What is the recommended commit size for a big load?
- Commit after every single row
- Commit every 5,000–50,000 rows
- Wrap all 10 million rows in one transaction
- Never commit until the server restarts
Answer: Commit every 5,000–50,000 rows. Committing once per row is slow; one giant transaction holds locks and bloats the WAL. The lesson recommends committing every 5,000–50,000 rows.
What does an UPSERT (ON CONFLICT DO UPDATE) make a load?
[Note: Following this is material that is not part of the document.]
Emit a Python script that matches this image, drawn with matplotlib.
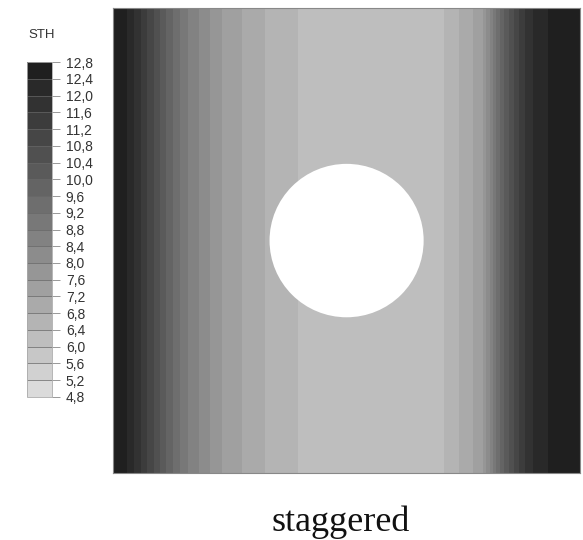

- Idempotent — safe to run twice without duplicates or errors
- Faster but non-repeatable
- Read-only
- Unable to insert new rows
Answer: Idempotent — safe to run twice without duplicates or errors. An upsert inserts a row or updates it if the key already exists, so re-running the load produces the same final state with no duplicate-key errors.
In a PostgreSQL upsert, what does EXCLUDED refer to?
- The rows that were filtered out by a WHERE clause
- Rows deleted by a previous statement
- The row you tried to insert
- The set of columns not in the index
Answer: The row you tried to insert. In ON CONFLICT ... DO UPDATE, the special table EXCLUDED refers to the row you tried to insert, e.g. SET on_hand = EXCLUDED.on_hand.
Why drop indexes before a large one-off bulk load?
- Indexes prevent COPY from running at all
- Every inserted row must update every index, so rebuilding once at the end is cheaper
- Dropping indexes frees up disk needed for the CSV file
- Indexes cause duplicate-key errors during loads
Answer: Every inserted row must update every index, so rebuilding once at the end is cheaper. Maintaining an index for each of millions of rows is the slow part; dropping indexes, loading, then rebuilding once is often 5–10x faster.
Why delete millions of rows in chunks rather than one statement?
- Chunked deletes can run without a WHERE clause
- DELETE cannot remove more than 10,000 rows at once
- Chunking automatically rebuilds indexes
- A single huge DELETE takes one long lock and bloats the write-ahead log
Answer: A single huge DELETE takes one long lock and bloats the write-ahead log. One giant DELETE holds a long lock and writes a huge chunk of WAL, stalling other queries. Deleting in chunks lets locks release between batches.
Why use a staging table in an ETL flow?
- It makes COPY skip the header row automatically
- To validate, deduplicate, and reject bad rows before they touch production data
- It removes the need to ever commit
- Staging tables load faster because they have more indexes
Answer: To validate, deduplicate, and reject bad rows before they touch production data. A staging table lets you clean and validate raw, untrusted data before loading the good rows into production.
After bulk-loading and rebuilding indexes, why run ANALYZE?
- To delete the dropped indexes permanently
- To compress the loaded data on disk
- To refresh table statistics so the query planner can choose good plans
- To re-validate every foreign key
Answer: To refresh table statistics so the query planner can choose good plans. ANALYZE refreshes statistics so the query planner has fresh information after a large load.